A pair of eerie gates, complete with miniature gargoyles, sit at the back of the RBHS Performing Arts Center. They sit in anticipation, waiting for the curtains to pull apart, waiting for the RBHS show choirs to begin their annual winter premiere.
The gates feature as a set piece for the City Lights show, which centers around a theme of craziness, mental illness and eventual recovery. This is a new, unusual concept for the group to explore, and many are excited about their personal interpretation.
“The theme is mental illness,” senior City Lights member Jaynell Lardizabal said. “There’s a lot of idea and inspiration behind it. I think it’ll appeal to a lot of people, because we’re showing we’re not oblivious to the different emotions people encounter in their everyday lives. The entire message we’re sending is that ‘it’s gonna be okay.’ And I think people will like that.”
Lardizabal says the premiere is where everything begins. It is the first time the choirs perform in front of a large-scale audience, before their festival this coming Saturday. There’s added anticipation and excitement, as each member prepares to dance and sing for their classmates and parents.
“I used to be really nervous but now I’m just stoked,” Lardizabal said. “Because it’s [my] last first [show], and my mindset is just positive and energetic.”
Show choir members from both City Lights and the all-female choir, Satin ‘N Lace, marched through the halls today with matching T-shirts and hair in sock buns. Yet, this is only the beginning of the preparation process. Girls will later curl their hair, add excessive make-up and false eyelashes, then climb into glittering dresses with silver shoes. Satin ‘N Lace girls, performing a 40’s themed show, will shape their curls into “victory rolls”. Boys will dress in long black coats and, eventually, sharp silver suits. As the audience members clamber for seats, the show choirs will be rushing into place.
“We’re usually a hot mess [before the show starts] and then we just pull everything together last-minute,” Lardizabal said. “And the premiere is like our first real performance so all the adrenaline and all the months of hard work and rigor are behind our show. It sets the tone [for the rest of the year].”

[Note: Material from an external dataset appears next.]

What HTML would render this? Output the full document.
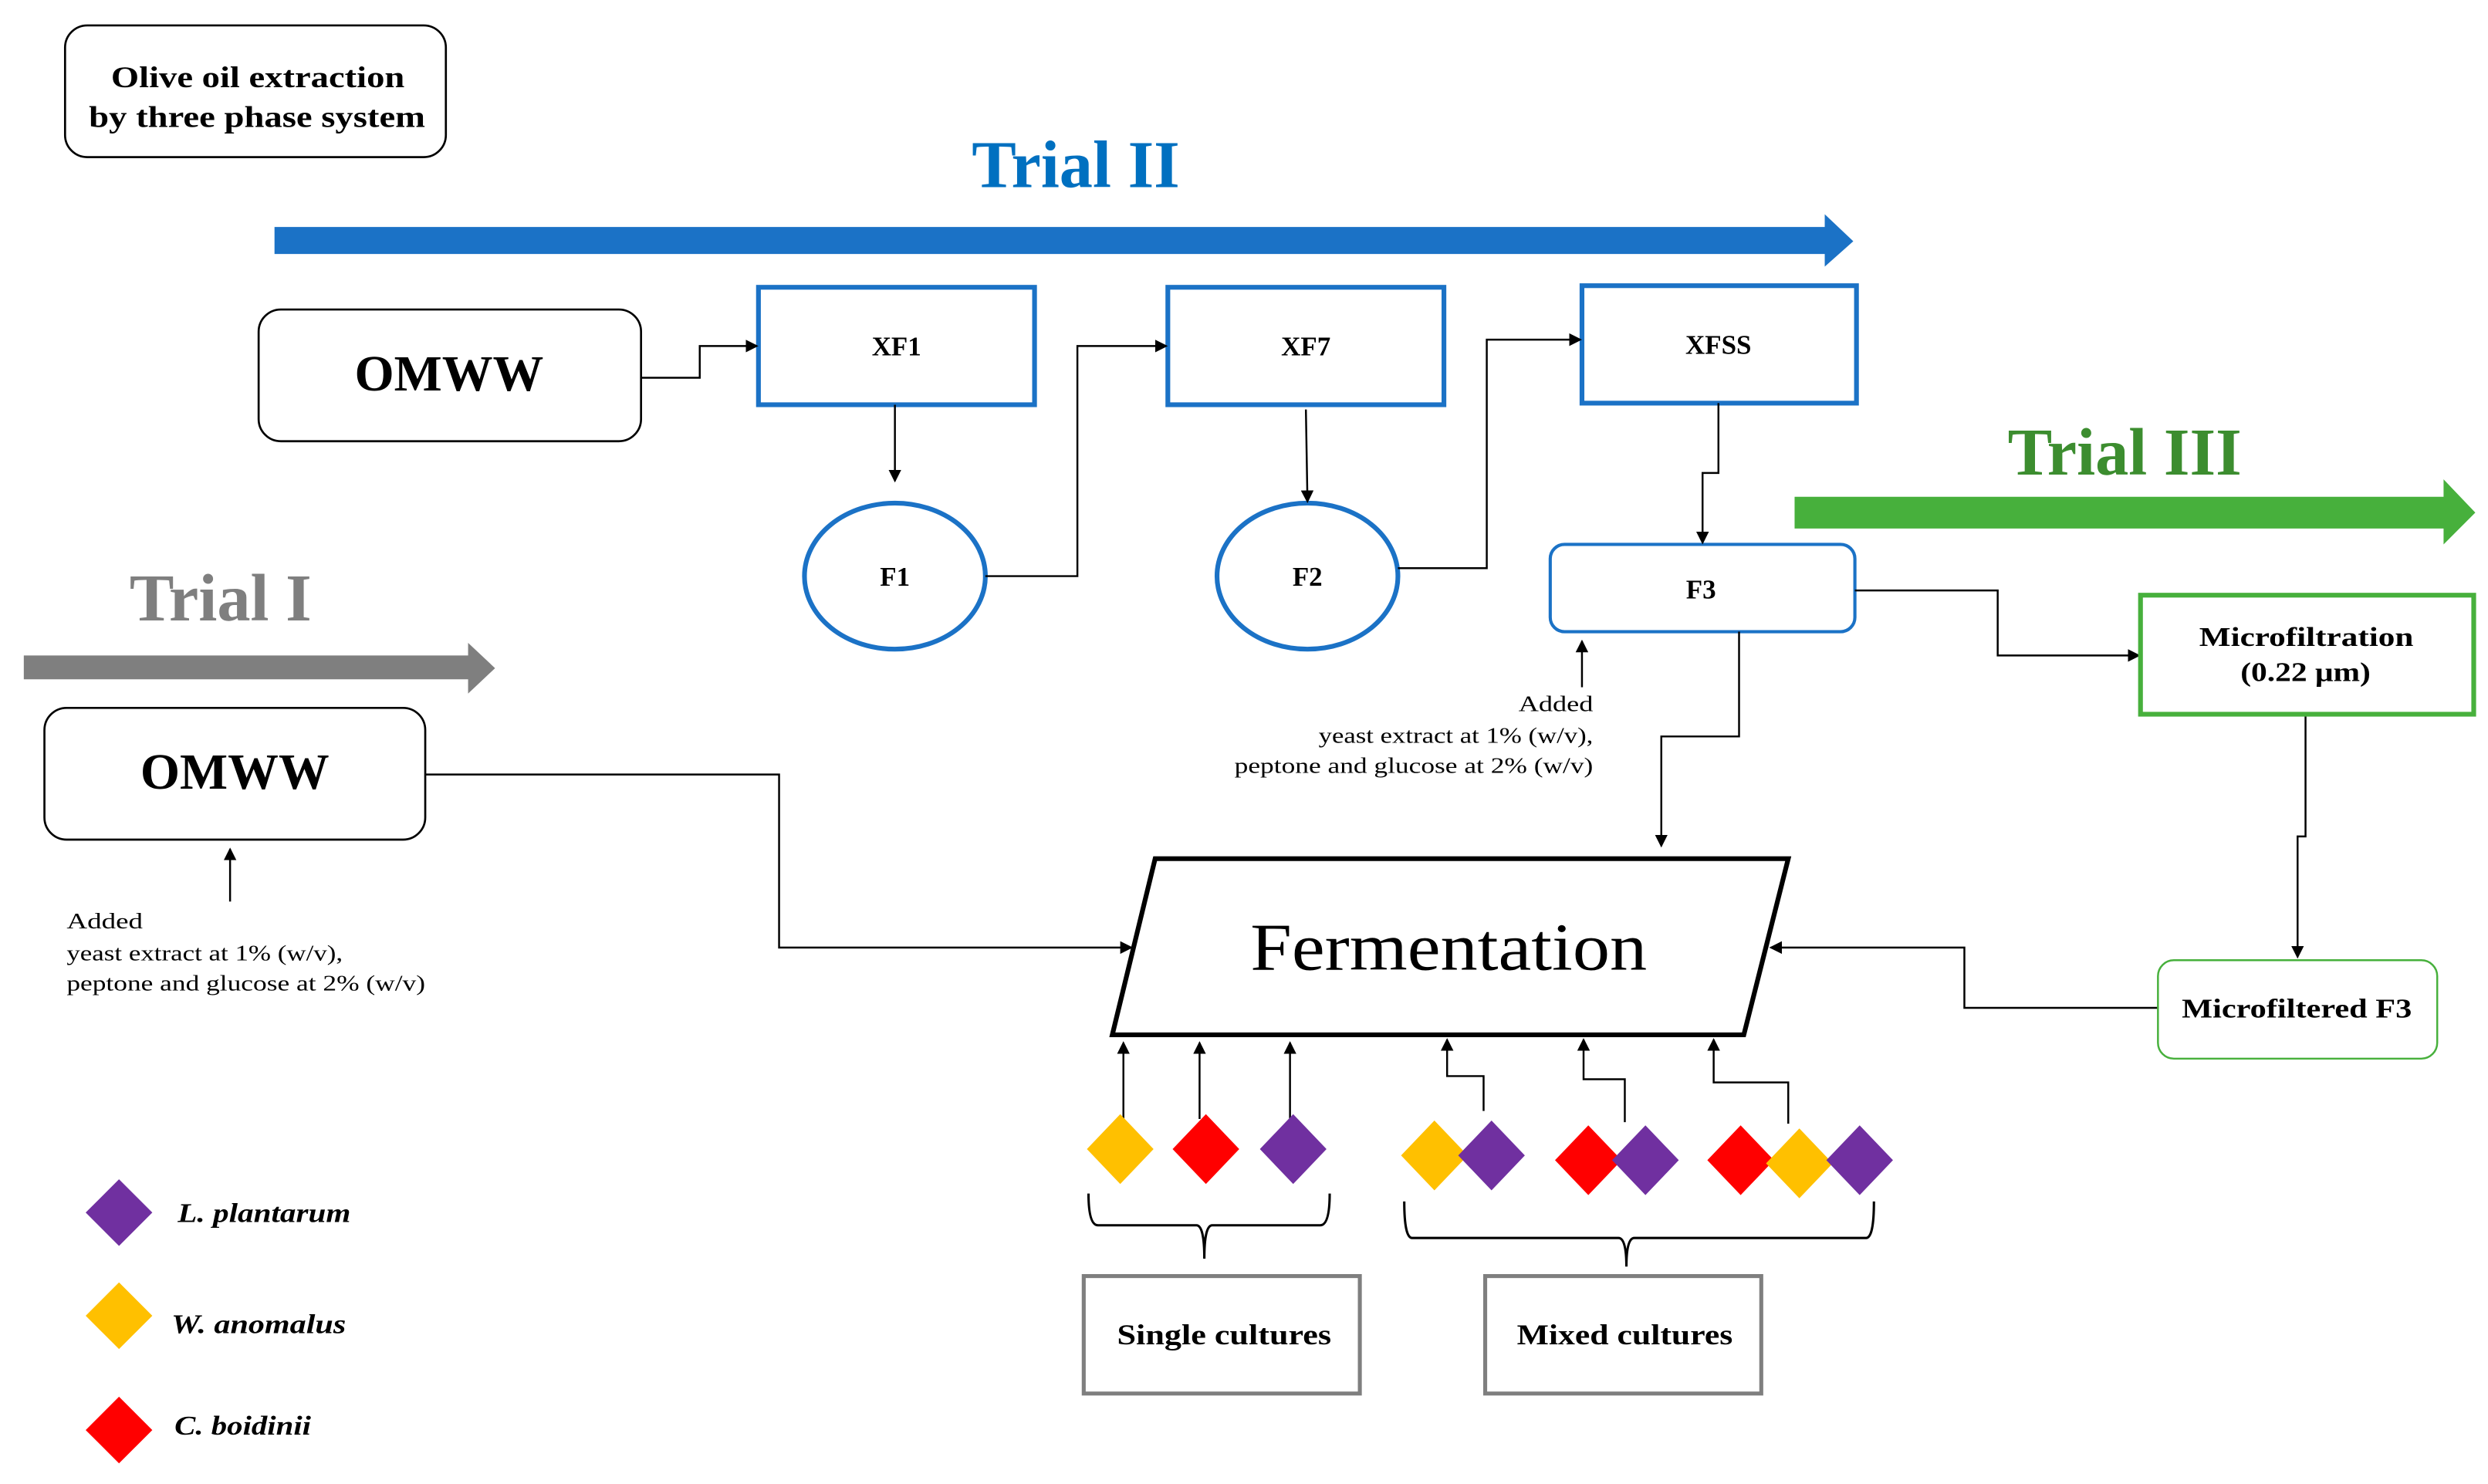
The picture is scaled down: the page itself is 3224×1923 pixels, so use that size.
<!DOCTYPE html>
<html><head><meta charset="utf-8"><style>
html,body{margin:0;padding:0;background:#fff;}
svg{display:block;}
text{font-family:"Liberation Serif",serif;}
</style></head><body>
<svg width="3224" height="1923" viewBox="0 0 1568 935" preserveAspectRatio="none" xmlns="http://www.w3.org/2000/svg">
<defs>
<marker id="ah" markerWidth="8" markerHeight="8" refX="7" refY="4" orient="auto" markerUnits="userSpaceOnUse">
<path d="M0,0 L8,4 L0,8 z" fill="#000"/>
</marker>
</defs>
<rect width="1568" height="935" fill="#fff"/>

<rect x="41" y="16" width="240" height="83" rx="14" fill="#fff" stroke="#000" stroke-width="1.3"/>
<text x="70" y="55" font-size="19" font-weight="bold" textLength="185" lengthAdjust="spacingAndGlyphs">Olive oil extraction</text>
<text x="56" y="80" font-size="19" font-weight="bold" textLength="212" lengthAdjust="spacingAndGlyphs">by three phase system</text>

<text x="678" y="118" font-size="42" font-weight="bold" fill="#0070c0" text-anchor="middle">Trial II</text>
<polygon points="173,143 1150,143 1150,135 1168,152 1150,168 1150,160 173,160" fill="#1b72c6"/>

<rect x="163" y="195" width="241" height="83" rx="14" fill="#fff" stroke="#000" stroke-width="1.3"/>
<text x="283" y="246" font-size="32" font-weight="bold" text-anchor="middle">OMWW</text>

<rect x="478" y="181" width="174" height="74" fill="#fff" stroke="#1b72c6" stroke-width="3"/>
<text x="565" y="224" font-size="17" font-weight="bold" text-anchor="middle">XF1</text>
<rect x="736" y="181" width="174" height="74" fill="#fff" stroke="#1b72c6" stroke-width="3"/>
<text x="823" y="224" font-size="17" font-weight="bold" text-anchor="middle">XF7</text>
<rect x="997" y="180" width="173" height="74" fill="#fff" stroke="#1b72c6" stroke-width="3"/>
<text x="1083" y="223" font-size="17" font-weight="bold" text-anchor="middle">XFSS</text>

<ellipse cx="564" cy="363" rx="57" ry="46" fill="#fff" stroke="#1b72c6" stroke-width="3"/>
<text x="564" y="369" font-size="17" font-weight="bold" text-anchor="middle">F1</text>
<ellipse cx="824" cy="363" rx="57" ry="46" fill="#fff" stroke="#1b72c6" stroke-width="3"/>
<text x="824" y="369" font-size="17" font-weight="bold" text-anchor="middle">F2</text>

<rect x="977" y="343" width="192" height="55" rx="9" fill="#fff" stroke="#1b72c6" stroke-width="2"/>
<text x="1072" y="377" font-size="17" font-weight="bold" text-anchor="middle">F3</text>

<g fill="none" stroke="#000" stroke-width="1.2">
<polyline points="404,238 441,238 441,218 477,218" marker-end="url(#ah)"/>
<polyline points="564,255 564,303" marker-end="url(#ah)"/>
<polyline points="621,363 679,363 679,218 735,218" marker-end="url(#ah)"/>
<polyline points="823,258 824,316" marker-end="url(#ah)"/>
<polyline points="881,358 937,358 937,214 996,214" marker-end="url(#ah)"/>
<polyline points="1083,254 1083,298 1073,298 1073,342" marker-end="url(#ah)"/>
<polyline points="1169,372 1259,372 1259,413 1348,413" marker-end="url(#ah)"/>
<polyline points="997,433 997,404" marker-end="url(#ah)"/>
<polyline points="1096,398 1096,464 1047,464 1047,533" marker-end="url(#ah)"/>
<polyline points="145,568 145,535" marker-end="url(#ah)"/>
<polyline points="268,488 491,488 491,597 713,597" marker-end="url(#ah)"/>
<polyline points="1453,450 1453,527 1448,527 1448,603" marker-end="url(#ah)"/>
<polyline points="1360,635 1238,635 1238,597 1116,597" marker-end="url(#ah)"/>
<polyline points="708,705 708,657" marker-end="url(#ah)"/>
<polyline points="756,705 756,657" marker-end="url(#ah)"/>
<polyline points="813,705 813,657" marker-end="url(#ah)"/>
<polyline points="935,700 935,678 912,678 912,655" marker-end="url(#ah)"/>
<polyline points="1024,707 1024,680 998,680 998,655" marker-end="url(#ah)"/>
<polyline points="1127,708 1127,682 1080,682 1080,655" marker-end="url(#ah)"/>
</g>

<text x="1339" y="299" font-size="42" font-weight="bold" fill="#3c8d2f" text-anchor="middle">Trial III</text>
<polygon points="1131,313 1540,313 1540,302 1560,323 1540,343 1540,333 1131,333" fill="#47b03c"/>
<rect x="1349" y="375" width="210" height="75" fill="#fff" stroke="#47b03c" stroke-width="3"/>
<text x="1386" y="407" font-size="17" font-weight="bold" textLength="135" lengthAdjust="spacingAndGlyphs">Microfiltration</text>
<text x="1412" y="429" font-size="17" font-weight="bold" textLength="82" lengthAdjust="spacingAndGlyphs">(0.22 μm)</text>
<rect x="1360" y="605" width="176" height="62" rx="10" fill="#fff" stroke="#47b03c" stroke-width="1.2"/>
<text x="1375" y="641" font-size="17" font-weight="bold" textLength="145" lengthAdjust="spacingAndGlyphs">Microfiltered F3</text>

<g font-size="14">
<text x="957" y="448" textLength="47" lengthAdjust="spacingAndGlyphs">Added</text>
<text x="831" y="468" textLength="173" lengthAdjust="spacingAndGlyphs">yeast extract at 1% (w/v),</text>
<text x="778" y="487" textLength="226" lengthAdjust="spacingAndGlyphs">peptone and glucose at 2% (w/v)</text>
</g>

<text x="139" y="391" font-size="42" font-weight="bold" fill="#7f7f7f" text-anchor="middle">Trial I</text>
<polygon points="15,413 295,413 295,405 312,421 295,437 295,428 15,428" fill="#7f7f7f"/>
<rect x="28" y="446" width="240" height="83" rx="14" fill="#fff" stroke="#000" stroke-width="1.3"/>
<text x="148" y="497" font-size="32" font-weight="bold" text-anchor="middle">OMWW</text>
<g font-size="14">
<text x="42" y="585" textLength="48" lengthAdjust="spacingAndGlyphs">Added</text>
<text x="42" y="605" textLength="174" lengthAdjust="spacingAndGlyphs">yeast extract at 1% (w/v),</text>
<text x="42" y="624" textLength="226" lengthAdjust="spacingAndGlyphs">peptone and glucose at 2% (w/v)</text>
</g>

<polygon points="728,541 1127,541 1099,652 701,652" fill="#fff" stroke="#000" stroke-width="3"/>
<text x="788" y="611" font-size="42" textLength="250" lengthAdjust="spacingAndGlyphs">Fermentation</text>

<g>
<polygon points="706,702 727,724 706,746 685,724" fill="#ffc000"/>
<polygon points="760,702 781,724 760,746 739,724" fill="#ff0000"/>
<polygon points="815,702 836,724 815,746 794,724" fill="#7030a0"/>
<polygon points="904,706 925,728 904,750 883,728" fill="#ffc000"/>
<polygon points="940,706 961,728 940,750 919,728" fill="#7030a0"/>
<polygon points="1001,709 1022,731 1001,753 980,731" fill="#ff0000"/>
<polygon points="1037,709 1058,731 1037,753 1016,731" fill="#7030a0"/>
<polygon points="1097,709 1118,731 1097,753 1076,731" fill="#ff0000"/>
<polygon points="1134,711 1155,733 1134,755 1113,733" fill="#ffc000"/>
<polygon points="1172,709 1193,731 1172,753 1151,731" fill="#7030a0"/>
</g>

<g fill="none" stroke="#000" stroke-width="1.5">
<path d="M686,752 Q686,772 692,772 L754,772 Q759,772 759,793 Q759,772 764,772 L832,772 Q838,772 838,752"/>
<path d="M885,757 Q885,780 890,780 L1020,780 Q1025,780 1025,798 Q1025,780 1030,780 L1176,780 Q1181,780 1181,757"/>
</g>

<rect x="683" y="804" width="174" height="74" fill="#fff" stroke="#7f7f7f" stroke-width="2.5"/>
<text x="704" y="847" font-size="18" font-weight="bold" textLength="135" lengthAdjust="spacingAndGlyphs">Single cultures</text>
<rect x="936" y="804" width="174" height="74" fill="#fff" stroke="#7f7f7f" stroke-width="2.5"/>
<text x="956" y="847" font-size="18" font-weight="bold" textLength="136" lengthAdjust="spacingAndGlyphs">Mixed cultures</text>

<polygon points="75,743 96,764 75,785 54,764" fill="#7030a0"/>
<polygon points="75,808 96,829 75,850 54,829" fill="#ffc000"/>
<polygon points="75,880 96,901 75,922 54,901" fill="#ff0000"/>
<g font-size="17" font-weight="bold" font-style="italic">
<text x="112" y="770" textLength="109" lengthAdjust="spacingAndGlyphs">L. plantarum</text>
<text x="108" y="840" textLength="110" lengthAdjust="spacingAndGlyphs">W. anomalus</text>
<text x="110" y="904" textLength="86" lengthAdjust="spacingAndGlyphs">C. boidinii</text>
</g>
</svg>
</body></html>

Members are hoping for a large audience at tonight’s show, as they prepare to showcase their set for other competitive choirs this weekend. There’s a lot for the choirs to offer and a lot for the audience to see, Lardizabal said.
“We’re like choir kids on crack,” Lardizabal said. “[People] should come because we’re Rock Bridge, we’re representing our school, and [show choir] isn’t a sport, and it’s not quite a fine art … It’s a really cool experience as an audience member.”
The show begins at 7 p.m. tonight, Jan. 10, and will last between 40 minutes and an hour.